For particular DHT, namely Chord, a node has f successor list where it stores the replicas of data on each f successors. After failure of a node, the data is stored in its successor list. However, this introduces more overhead to the system, after breakdown find successors and replicate date, and stabilize function should check every successor-list to find inconsistent links. Some other DHTs use interval based division, divide the nodes into fixed intervals and all the nodes in one interval store the data in all other nodes in that interval.

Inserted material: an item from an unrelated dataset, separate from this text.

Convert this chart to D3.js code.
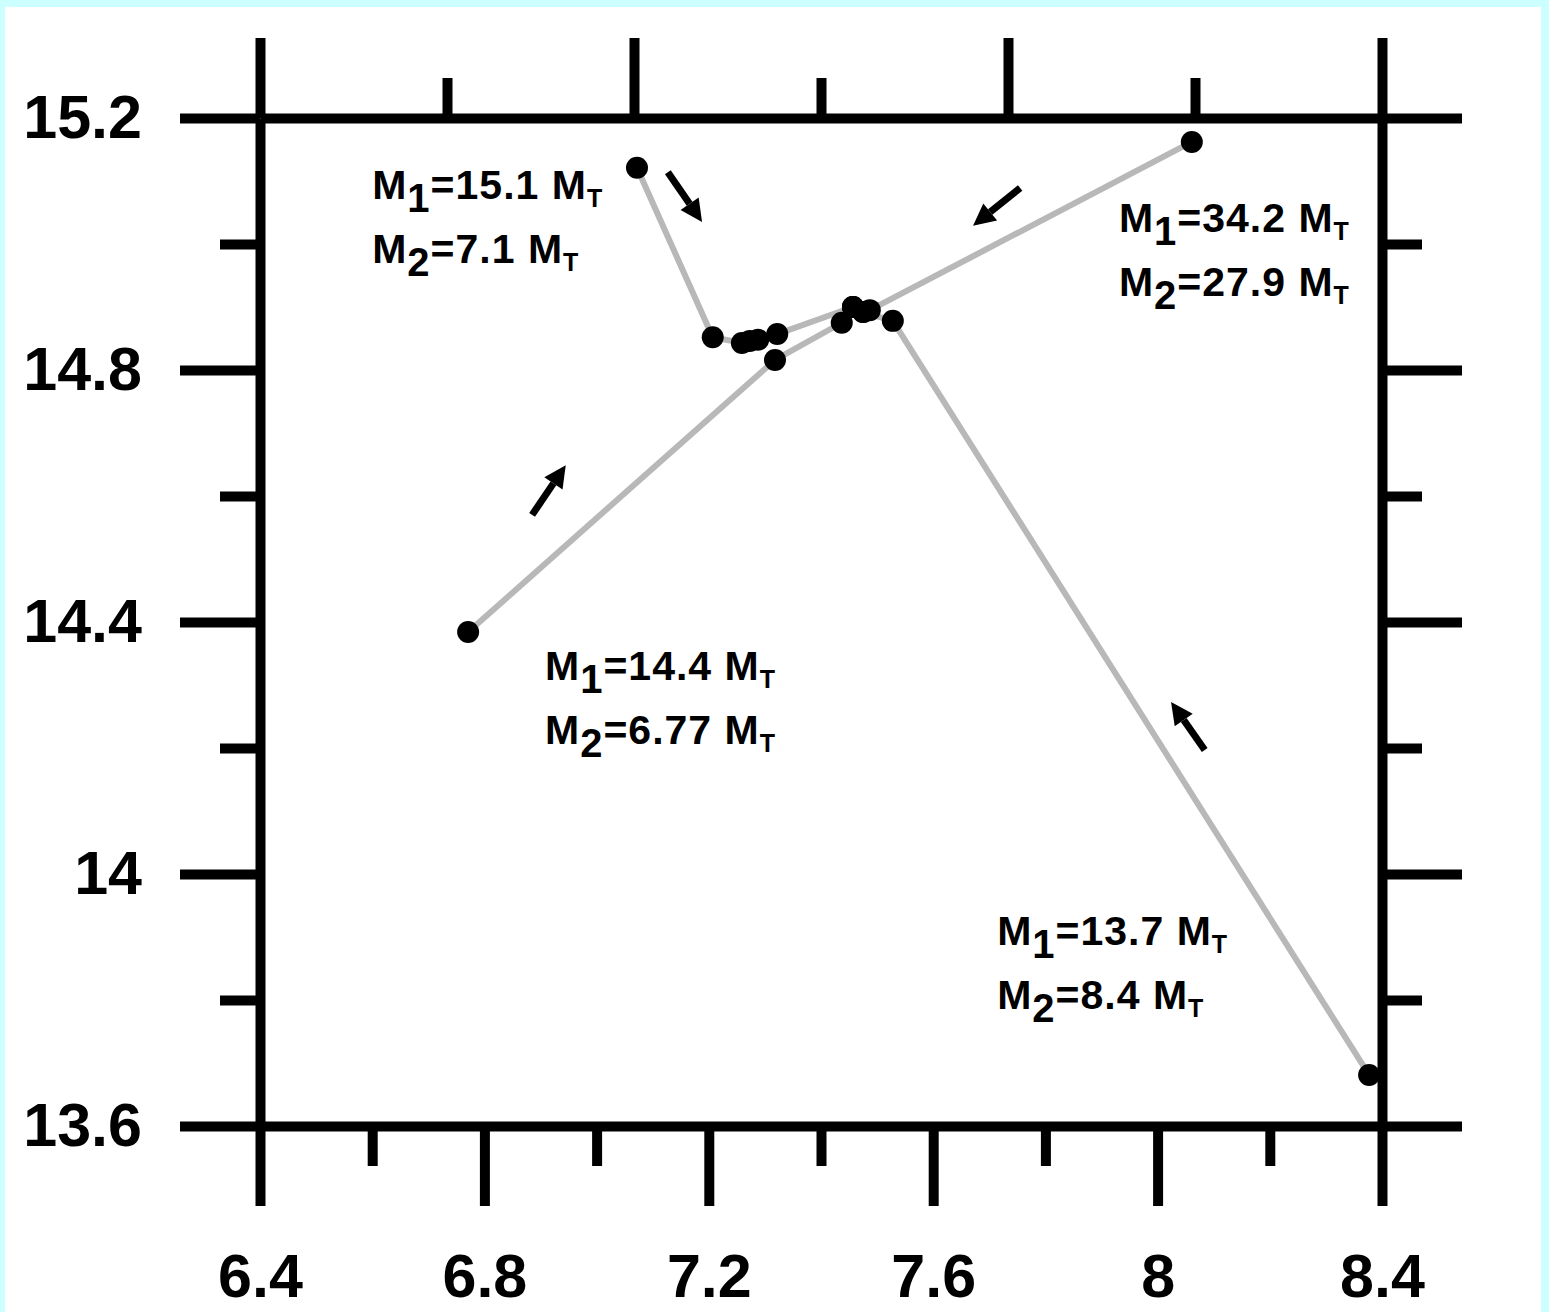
<!DOCTYPE html>
<html>
<head>
<meta charset="utf-8">
<script src="https://d3js.org/d3.v7.min.js"></script>
<style>
  body { margin: 0; background: #ccffff; }
  svg { display: block; }
  text { font-family: "Liberation Sans", Arial, Helvetica, sans-serif; font-weight: bold; fill: #000; }
</style>
</head>
<body>
<svg id="chart" width="1549" height="1312"></svg>
<script>
// evolution tracks, [x, y] per step
const trackA = [[7.072, 15.121], [7.207, 14.852], [7.259, 14.843], [7.273, 14.846], [7.288, 14.848], [7.322, 14.857], [7.457, 14.900]];
const trackB = [[8.061, 15.162], [7.487, 14.895], [7.475, 14.892], [7.457, 14.900]];
const trackC = [[6.771, 14.384], [7.318, 14.816], [7.437, 14.875], [7.457, 14.900]];
const trackD = [[8.377, 13.681], [7.528, 14.878], [7.475, 14.892]];

// direction arrows: [x0, y0, x1, y1]
const arrows = [
  [7.127, 15.114, 7.188, 15.035],
  [7.755, 15.089, 7.671, 15.029],
  [6.885, 14.570, 6.945, 14.649],
  [8.084, 14.197, 8.024, 14.273]
];

// starting masses
const labelM1 = ['15.1', '34.2', '14.4', '13.7'];
const labelM2 = ['7.1', '27.9', '6.77', '8.4'];
const labelX = [6.600, 7.931, 6.908, 7.714];
const labelY = [15.071, 15.019, 14.308, 13.887];

// ticks
const xMajorTicks = [6.4, 6.8, 7.2, 7.6, 8.0, 8.4];
const xMinorTicks = [6.6, 7.0, 7.4, 7.8, 8.2];
const yMajorTicks = [13.6, 14.0, 14.4, 14.8, 15.2];
const yMinorTicks = [13.8, 14.2, 14.6, 15.0];
const topMajorTicks = [0, 1, 2, 3];
const topMinorTicks = [0.5, 1.5, 2.5];

let svg = d3.select('#chart');

svg.append('rect')
  .attr('x', 5).attr('y', 7)
  .attr('width', 1536).attr('height', 1305)
  .attr('fill', '#ffffff');

let x = d3.scaleLinear().domain([6.4, 8.4]).range([260, 1382]);
let y = d3.scaleLinear().domain([13.6, 15.2]).range([1126, 118]);
let xTop = d3.scaleLinear().domain([0, 3]).range([260, 1382]);

let fmt = d => String(+d.toFixed(1));

/** Draw one axis group with thick strokes. */
function drawAxis(axis, tx, ty, keepDomain) {
  let g = svg.append('g')
    .attr('transform', `translate(${tx}, ${ty})`)
    .call(axis.tickSizeOuter(0));
  g.attr('font-size', 61).attr('stroke-width', 10);
  g.selectAll('.tick line').attr('stroke-width', 10);
  g.select('.domain').attr('stroke-width', 10);
  if (!keepDomain) g.select('.domain').remove();
  return g;
}

drawAxis(d3.axisLeft(y).tickValues(yMajorTicks).tickSize(80).tickPadding(38).tickFormat(fmt), 260, 0, true);
drawAxis(d3.axisLeft(y).tickValues(yMinorTicks).tickSize(40).tickFormat(''), 260, 0, false);
drawAxis(d3.axisRight(y).tickValues(yMajorTicks).tickSize(80).tickFormat(''), 1382, 0, true);
drawAxis(d3.axisRight(y).tickValues(yMinorTicks).tickSize(40).tickFormat(''), 1382, 0, false);
drawAxis(d3.axisBottom(x).tickValues(xMajorTicks).tickSize(80).tickPadding(48).tickFormat(fmt), 0, 1126, true);
drawAxis(d3.axisBottom(x).tickValues(xMinorTicks).tickSize(40).tickFormat(''), 0, 1126, false);
drawAxis(d3.axisTop(xTop).tickValues(topMajorTicks).tickSize(80).tickFormat(''), 0, 118, true);
drawAxis(d3.axisTop(xTop).tickValues(topMinorTicks).tickSize(40).tickFormat(''), 0, 118, false);

// tracks
let line = d3.line().x(d => x(d[0])).y(d => y(d[1]));
let tracks = [trackA, trackB, trackC, trackD];

svg.append('g').selectAll('path')
  .data(tracks).enter().append('path')
  .attr('d', line)
  .attr('fill', 'none')
  .attr('stroke', '#b8b8b8')
  .attr('stroke-width', 6)
  .attr('stroke-linejoin', 'round');

svg.append('g').selectAll('circle')
  .data(tracks.flat()).enter().append('circle')
  .attr('cx', d => x(d[0]))
  .attr('cy', d => y(d[1]))
  .attr('r', 11)
  .attr('fill', '#000');

// arrows
let ag = svg.append('g');
arrows.forEach(a => {
  let x0 = x(a[0]), y0 = y(a[1]), x1 = x(a[2]), y1 = y(a[3]);
  let ang = Math.atan2(y1 - y0, x1 - x0);
  let hl = 22, hw = 11;
  let bx = x1 - hl * Math.cos(ang), by = y1 - hl * Math.sin(ang);
  ag.append('line')
    .attr('x1', x0).attr('y1', y0).attr('x2', bx).attr('y2', by)
    .attr('stroke', '#000').attr('stroke-width', 7);
  ag.append('path')
    .attr('d', `M${x1},${y1}L${bx - hw * Math.sin(ang)},${by + hw * Math.cos(ang)}L${bx + hw * Math.sin(ang)},${by - hw * Math.cos(ang)}Z`)
    .attr('fill', '#000');
});

// mass labels
let lg = svg.append('g').attr('font-size', 41).attr('letter-spacing', 1);
labelM1.forEach((m1, i) => {
  let px = x(labelX[i]), py = y(labelY[i]);
  [['1', m1, 0], ['2', labelM2[i], 64]].forEach(r => {
    let t = lg.append('text').attr('x', px).attr('y', py + r[2]);
    t.append('tspan').text('M');
    t.append('tspan').attr('dy', 13).attr('font-size', 40).text(r[0]);
    t.append('tspan').attr('dy', -13).text('=' + r[1] + ' M');
    t.append('tspan').attr('dy', 8).attr('font-size', 25).text('T');
  });
});
</script>
</body>
</html>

I would think one would dedicate N*2 nodes for a dataset N and just copy the data in any given node to its closest neighbor node. If the lookup for the primary node fails, try its closest neighbor, and if you really want to get snazzy then have that failover neighbor start to copy data to its closest neighbor until you get a replacement node up. A failover daemon on each node will detect when a neighbor goes down and block writes to a copy of data until it's sure the neighbor is down, and won't accept new copies until both it detects the neighbor is back up and has resolved time-based differences in datasets. Probably not foolproof but it's a start :)
I think an interesting follow-up to this since it's now 8 years old, would be an article on setting up DHTs in the cloud, like on Amazon's EC2. As demand for the database/application goes up, rolling additional nodes in real-time would be pretty snazzy. It would 'seem' to me that most use cases need a redundancy level of 3 per location, and then spread across three locations. The capital costs of physical equipment, racking, zoning within a facility for redundant power etc. make a cloud solution much more interesting for 99% of use cases.